I vantaggi concreti per la Doc Prosecco
Non ci sono solo le cantine ma anche i Consorzi di tutela delle grandi Dop a osservare con attenzione questo importante cambiamento per il vino italiano. Il Consorzio della Doc Prosecco, guidato dal presidente Giancarlo Guidolin e diretto da Luca Giavi, intravede una valvola di sfogo per una parte delle migliaia di ettari di uva glera fuori dalla denominazione. Posto che sui dealcolati la battaglia si è «persa quando si è deciso di chiamarli vini sarebbe stato assurdo - spiega Guidolin - lasciare l'opportunità ad altri Paesi e non all'Italia. Per noi, in ogni modo, l'apertura ai dealcolati potrebbe essere una soluzione per quelle superfici che insistono sul territorio e che oggi sono escluse dal potenziale produttivo della Doc Prosecco». Quanto agli sbocchi di mercato, secondo il direttore Giavi, non si tratta tanto di geografia globale quanto di «crescita trasversale in relazione all'età di alcune generazioni. Inoltre, i dealcolati non ci appaiono in competizione col vino convenzionale. Se poi tale fenomeno continuerà è tutto da verificare». Difficile, infine, pensare oggi a un futuro Prosecco Dop dealcolato (il decreto non comprende le Dop), ma un Consorzio moderno come quello veneto-friulano non può escludere totalmente un'idea, un'utopia che sarebbe molto divisiva, che non è - si badi bene - oggetto di discussione in Cda: «In quel caso, dovremmo fare una profonda analisi, ma è chiaro che l'argomento non è in agenda». Chissà.

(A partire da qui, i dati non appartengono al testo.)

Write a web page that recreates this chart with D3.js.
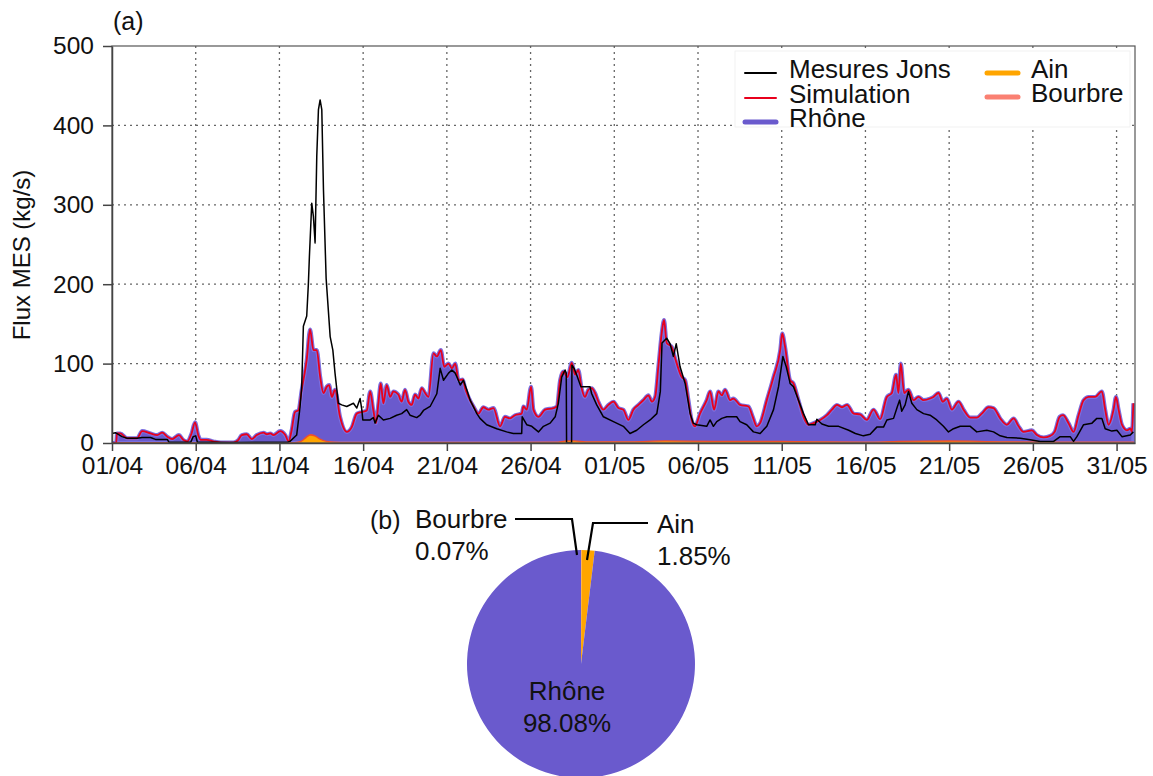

Il Chianti Docg non chiude le porte
Un'altra denominazione che per ora non è ammaliata dal mercato no-lo è il Chianti Docg. Ma il presidente Giovanni Busi, che guida il Consorzio toscano, guarda avanti con un certo relativismo e con visione aperta: «In questo momento storico non vedo certamente un Chianti no-low alcol, ma non posso nemmeno dire che tra dieci o vent'anni non ci possa essere. Sicuramente - afferma - non farei mai una variazione al disciplinare per dire che oggi e per sempre non faremo vini no-low alcol». Il segmento, secondo l'imprenditore, è un nuovo spazio dove investire. «I mercati mondiali del vino si stanno allargando. Oggi, un produttore di vino che fa 300mila bottiglie ovviamente non può sobbarcarsi il costo di uno stabilimento per dealcolare, ma esistono alternative come il contoterzismo. Ed è giusto che tutto questo, come dice il decreto, avvenga in Italia e non si debba andare all'estero per realizzare tali prodotti». Il presidente Busi guarda poi ai mercati: «L'Italia è tra i primi esportatori negli Usa di vino no-low alcol. E li facciamo fare soprattutto in Francia. Altri mercati sono quelli di fede musulmana e poi c'è il Giappone, dove sta spopolando il vino in lattina. Il fenomeno mi era stato raccontato ma non ci credevo. Poi, ho girato alcuni supermercati a Tokyo: interi corridoi con tutti vini in lattina. Allora dico che nel mondo c'è spazio per tutti. L'Italia e le denominazioni devono mantenere la propria specificità ma in qualche modo dobbiamo anche adeguarci ai cambiamenti».